Die Spiele mussten teils unterbrochen werden, da man nichts mehr sah, so Gerhard Epp. Um dieses Problem längerfristig lösen zu können, wurden Ventilatoren an den Seiten der «Curva Sud» und beim Eingang der Nordseite positioniert. Diese Ventilatoren waren jedoch zu schwach, um den ganzen Nebel im Stadion zu vertreiben.

Die baulichen Änderungen kosteten den HCAP viel Geld und brachten immense Schulden mit sich. Doch dank der eingebauten Zivilschutzanlage konnte man sich den ganzen Umbau leisten, so Gerhard Epp. Der damalige Präsident Numa Celio richtete sich an die Fans und bat um finanzielle Unterstützung. Damals erhoffte man sich mit der gedeckten Eisbahn regelmässig guten bis sehr guten Besuch, in der Hoffnung, die Ausgaben der Renovierung decken zu können.

Geplant war nicht nur, dass der tschechoslowakische Star der Mannschaft, Rudolf Tajcnár, die Leute ins Stadion lockte, sondern dass auch die neue Überdachung Anklang fand. Das Dach wurde anlässlich des Derbys vom 22. September 1979 eingeweiht.

Die Zeit ist gekommen

Seit der Überdachung konnte der HCAP weitere 42 Jahre in der Valascia spielen.

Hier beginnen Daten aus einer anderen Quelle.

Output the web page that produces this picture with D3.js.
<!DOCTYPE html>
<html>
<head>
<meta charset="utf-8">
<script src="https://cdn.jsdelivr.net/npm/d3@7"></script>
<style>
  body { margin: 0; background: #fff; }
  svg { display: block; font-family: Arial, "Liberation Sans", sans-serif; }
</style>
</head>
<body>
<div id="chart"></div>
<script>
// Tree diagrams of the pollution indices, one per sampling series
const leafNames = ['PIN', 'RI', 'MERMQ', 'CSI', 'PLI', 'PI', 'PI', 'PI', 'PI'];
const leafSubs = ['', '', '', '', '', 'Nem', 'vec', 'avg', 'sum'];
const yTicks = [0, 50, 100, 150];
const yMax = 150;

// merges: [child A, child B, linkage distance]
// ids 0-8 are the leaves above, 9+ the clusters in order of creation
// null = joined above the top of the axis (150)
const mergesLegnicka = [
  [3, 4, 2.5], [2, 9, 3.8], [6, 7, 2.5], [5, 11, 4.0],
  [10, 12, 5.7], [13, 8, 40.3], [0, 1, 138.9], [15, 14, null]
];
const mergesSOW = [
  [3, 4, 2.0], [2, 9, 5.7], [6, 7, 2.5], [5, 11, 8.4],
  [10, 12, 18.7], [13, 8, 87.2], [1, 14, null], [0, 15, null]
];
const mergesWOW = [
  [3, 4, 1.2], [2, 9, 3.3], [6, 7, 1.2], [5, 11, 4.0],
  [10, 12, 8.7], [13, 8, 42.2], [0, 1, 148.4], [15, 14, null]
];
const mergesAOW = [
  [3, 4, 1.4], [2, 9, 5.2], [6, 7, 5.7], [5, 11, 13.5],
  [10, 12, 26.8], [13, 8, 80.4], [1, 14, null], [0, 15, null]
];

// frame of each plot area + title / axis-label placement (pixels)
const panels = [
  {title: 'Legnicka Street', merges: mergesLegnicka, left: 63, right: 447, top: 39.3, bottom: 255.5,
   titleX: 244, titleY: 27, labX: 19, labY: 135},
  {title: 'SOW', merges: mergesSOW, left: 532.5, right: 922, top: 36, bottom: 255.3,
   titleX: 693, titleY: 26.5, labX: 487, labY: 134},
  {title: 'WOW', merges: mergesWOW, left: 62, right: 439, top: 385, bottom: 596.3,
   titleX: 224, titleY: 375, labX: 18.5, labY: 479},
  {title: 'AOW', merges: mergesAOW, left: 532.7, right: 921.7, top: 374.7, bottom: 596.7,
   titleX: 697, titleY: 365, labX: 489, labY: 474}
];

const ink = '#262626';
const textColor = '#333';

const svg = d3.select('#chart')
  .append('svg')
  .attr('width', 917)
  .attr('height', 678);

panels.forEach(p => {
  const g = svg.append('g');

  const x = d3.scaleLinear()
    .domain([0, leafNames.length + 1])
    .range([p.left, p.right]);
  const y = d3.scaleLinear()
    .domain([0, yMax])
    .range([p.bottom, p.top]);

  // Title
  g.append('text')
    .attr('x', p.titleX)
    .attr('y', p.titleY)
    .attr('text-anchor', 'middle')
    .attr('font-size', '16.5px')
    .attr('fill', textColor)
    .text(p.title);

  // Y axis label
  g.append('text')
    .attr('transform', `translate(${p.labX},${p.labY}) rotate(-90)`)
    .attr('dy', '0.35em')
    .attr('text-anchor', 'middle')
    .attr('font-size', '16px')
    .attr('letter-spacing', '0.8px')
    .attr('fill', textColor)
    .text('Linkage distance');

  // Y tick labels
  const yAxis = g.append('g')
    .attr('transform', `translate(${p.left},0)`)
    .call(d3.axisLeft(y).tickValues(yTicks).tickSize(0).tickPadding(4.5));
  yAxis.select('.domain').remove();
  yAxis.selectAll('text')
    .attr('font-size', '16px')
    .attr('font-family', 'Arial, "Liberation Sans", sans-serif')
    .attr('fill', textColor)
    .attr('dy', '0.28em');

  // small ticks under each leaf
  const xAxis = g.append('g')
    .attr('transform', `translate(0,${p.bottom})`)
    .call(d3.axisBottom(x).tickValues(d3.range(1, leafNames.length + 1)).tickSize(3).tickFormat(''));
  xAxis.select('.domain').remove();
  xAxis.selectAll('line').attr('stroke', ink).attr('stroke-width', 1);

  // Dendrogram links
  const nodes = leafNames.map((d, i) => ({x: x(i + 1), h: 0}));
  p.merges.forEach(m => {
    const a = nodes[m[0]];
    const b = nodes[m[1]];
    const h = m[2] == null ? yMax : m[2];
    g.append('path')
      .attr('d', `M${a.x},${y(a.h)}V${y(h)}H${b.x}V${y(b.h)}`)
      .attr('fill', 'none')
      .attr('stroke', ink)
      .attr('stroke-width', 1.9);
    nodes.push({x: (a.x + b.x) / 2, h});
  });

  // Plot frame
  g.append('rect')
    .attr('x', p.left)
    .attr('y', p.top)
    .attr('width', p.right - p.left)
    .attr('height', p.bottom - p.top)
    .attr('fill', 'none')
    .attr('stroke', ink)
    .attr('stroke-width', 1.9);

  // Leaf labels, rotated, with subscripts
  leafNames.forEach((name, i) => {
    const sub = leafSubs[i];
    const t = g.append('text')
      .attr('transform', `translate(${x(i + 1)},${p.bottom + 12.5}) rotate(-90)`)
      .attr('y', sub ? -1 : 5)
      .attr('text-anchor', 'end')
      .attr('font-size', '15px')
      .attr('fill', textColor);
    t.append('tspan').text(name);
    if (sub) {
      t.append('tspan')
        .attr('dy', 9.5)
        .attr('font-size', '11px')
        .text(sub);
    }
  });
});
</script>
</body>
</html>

In den letzten Jahren liess das Dach nach, und teilweise musste ein Kessel während des Spiels das tropfende Wasser von oben einfangen. Bis auf die Wassertropfen und die eisige Kälte blieben die Besucherinnen und Besucher sowie Spieler unversehrt.

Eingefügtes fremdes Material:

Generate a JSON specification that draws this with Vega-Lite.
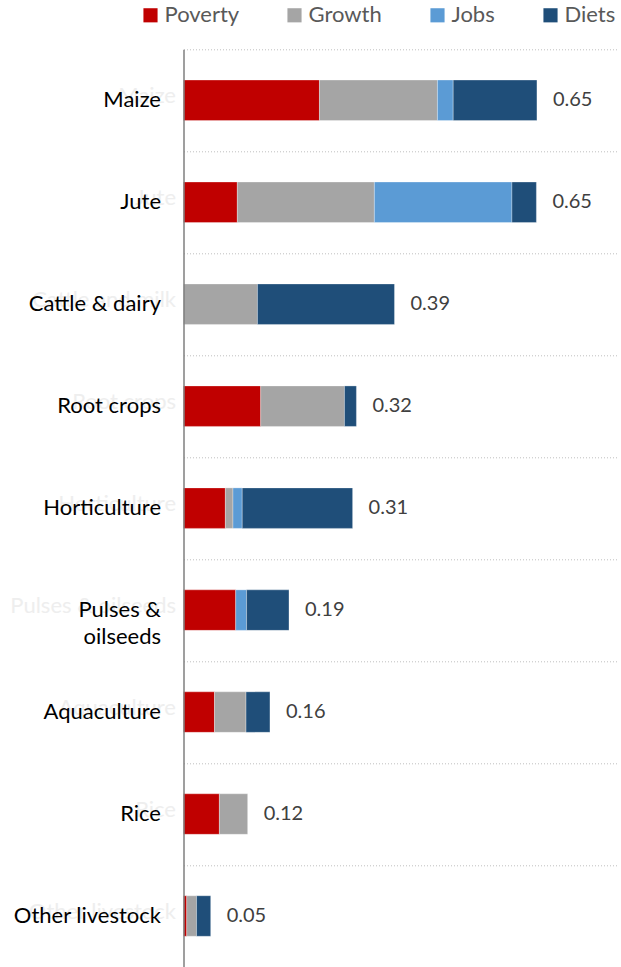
{
  "$schema": "https://vega.github.io/schema/vega-lite/v6.json",
  "width": 435,
  "height": 917.7,
  "autosize": {"type": "none"},
  "padding": {"left": 183.5, "top": 49.3, "right": 0, "bottom": 0},
  "background": "white",
  "config": {"view": {"stroke": null}, "font": "Lato"},
  "data": {
    "values": [
      {"sector": "Maize", "measure": "Poverty", "value": 0.250},
      {"sector": "Maize", "measure": "Growth", "value": 0.217},
      {"sector": "Maize", "measure": "Jobs", "value": 0.029},
      {"sector": "Maize", "measure": "Diets", "value": 0.154},
      {"sector": "Jute", "measure": "Poverty", "value": 0.099},
      {"sector": "Jute", "measure": "Growth", "value": 0.252},
      {"sector": "Jute", "measure": "Jobs", "value": 0.253},
      {"sector": "Jute", "measure": "Diets", "value": 0.045},
      {"sector": "Cattle & dairy", "measure": "Growth", "value": 0.136},
      {"sector": "Cattle & dairy", "measure": "Diets", "value": 0.252},
      {"sector": "Root crops", "measure": "Poverty", "value": 0.142},
      {"sector": "Root crops", "measure": "Growth", "value": 0.154},
      {"sector": "Root crops", "measure": "Diets", "value": 0.022},
      {"sector": "Horticulture", "measure": "Poverty", "value": 0.077},
      {"sector": "Horticulture", "measure": "Growth", "value": 0.014},
      {"sector": "Horticulture", "measure": "Jobs", "value": 0.017},
      {"sector": "Horticulture", "measure": "Diets", "value": 0.203},
      {"sector": "Pulses & oilseeds", "measure": "Poverty", "value": 0.096},
      {"sector": "Pulses & oilseeds", "measure": "Jobs", "value": 0.020},
      {"sector": "Pulses & oilseeds", "measure": "Diets", "value": 0.078},
      {"sector": "Aquaculture", "measure": "Poverty", "value": 0.057},
      {"sector": "Aquaculture", "measure": "Growth", "value": 0.058},
      {"sector": "Aquaculture", "measure": "Diets", "value": 0.044},
      {"sector": "Rice", "measure": "Poverty", "value": 0.066},
      {"sector": "Rice", "measure": "Growth", "value": 0.052},
      {"sector": "Other livestock", "measure": "Poverty", "value": 0.006},
      {"sector": "Other livestock", "measure": "Growth", "value": 0.018},
      {"sector": "Other livestock", "measure": "Diets", "value": 0.026}
    ]
  },
  "layer": [
    {
      "transform": [
        {"calculate": "indexof(['Poverty', 'Growth', 'Jobs', 'Diets'], datum.measure)", "as": "stack_rank"}
      ],
      "mark": {"type": "bar", "size": 40.5, "stroke": "white", "strokeWidth": 0.6, "strokeOpacity": 0.5},
      "encoding": {
        "y": {
          "field": "sector",
          "type": "nominal",
          "scale": {
            "domain": ["Maize", "Jute", "Cattle & dairy", "Root crops", "Horticulture", "Pulses & oilseeds", "Aquaculture", "Rice", "Other livestock"],
            "paddingInner": 0,
            "paddingOuter": 0
          },
          "axis": {
            "orient": "left",
            "title": null,
            "domain": false,
            "ticks": false,
            "labelFontSize": 22,
            "labelColor": "#eeeeee",
            "labelPadding": 8,
            "labelOffset": -5,
            "labelLimit": 400,
            "labelExpr": "datum.value == 'Cattle & dairy' ? 'Cattle and milk' : datum.value",
            "grid": true,
            "gridDash": [1, 2],
            "gridColor": "#bfbfbf",
            "gridWidth": 1,
            "tickBand": "extent",
            "zindex": 0
          }
        },
        "x": {
          "field": "value",
          "type": "quantitative",
          "stack": "zero",
          "scale": {"domain": [0, 0.8], "nice": false},
          "axis": null
        },
        "order": {"field": "stack_rank", "type": "quantitative", "sort": "ascending"},
        "color": {
          "field": "measure",
          "type": "nominal",
          "scale": {
            "domain": ["Poverty", "Growth", "Jobs", "Diets"],
            "range": ["#c00000", "#a5a5a5", "#5b9bd5", "#1f4e79"]
          },
          "legend": {
            "orient": "none",
            "legendX": -44,
            "legendY": -45,
            "direction": "horizontal",
            "gridAlign": "none",
            "title": null,
            "symbolType": "square",
            "symbolSize": 200,
            "symbolStrokeWidth": 0,
            "symbolOpacity": 1,
            "labelFontSize": 22,
            "labelColor": "#595959",
            "labelOffset": 3,
            "columnPadding": 44,
            "padding": 0
          }
        }
      }
    },
    {
      "transform": [
        {"aggregate": [{"op": "sum", "field": "value", "as": "total"}], "groupby": ["sector"]}
      ],
      "mark": {"type": "text", "align": "left", "baseline": "middle", "dx": 16, "fontSize": 20, "color": "#404040"},
      "encoding": {
        "y": {
          "field": "sector",
          "type": "nominal",
          "axis": {
            "orient": "left",
            "title": null,
            "ticks": false,
            "grid": false,
            "domainColor": "#7f7f7f",
            "domainWidth": 1.5,
            "labelFontSize": 22,
            "labelColor": "#000000",
            "labelPadding": 23,
            "labelLimit": 400,
            "labelLineHeight": 27,
            "labelExpr": "datum.value == 'Pulses & oilseeds' ? ['Pulses &', 'oilseeds'] : datum.value",
            "zindex": 1
          }
        },
        "x": {"field": "total", "type": "quantitative", "axis": null},
        "text": {"field": "total", "type": "quantitative", "format": ".2f"}
      }
    }
  ],
  "resolve": {"axis": {"y": "independent"}}
}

Auch die Steine und der Schnee der Lawinen blieben während der letzten Jahrzehnte aus. Doch von Jahr zu Jahr blickte auch die Liga kritischer auf das Stadion, sodass es nach einem halben Jahrhundert Zeit ist für etwas Neues. Am 5. April 2021 wurde nach 62 Jahren das letzte Spiel in dem altehrwürdigen Stadion ausgetragen, bevor die Mannschaft in die Nuovo Valascia zieht. «Das neue Stadion wird eine andere Emotion sein, aber nicht die gleiche wie beim Spielen in der unbedeckten oder bedeckten Valascia», so Kuki Zamberlani.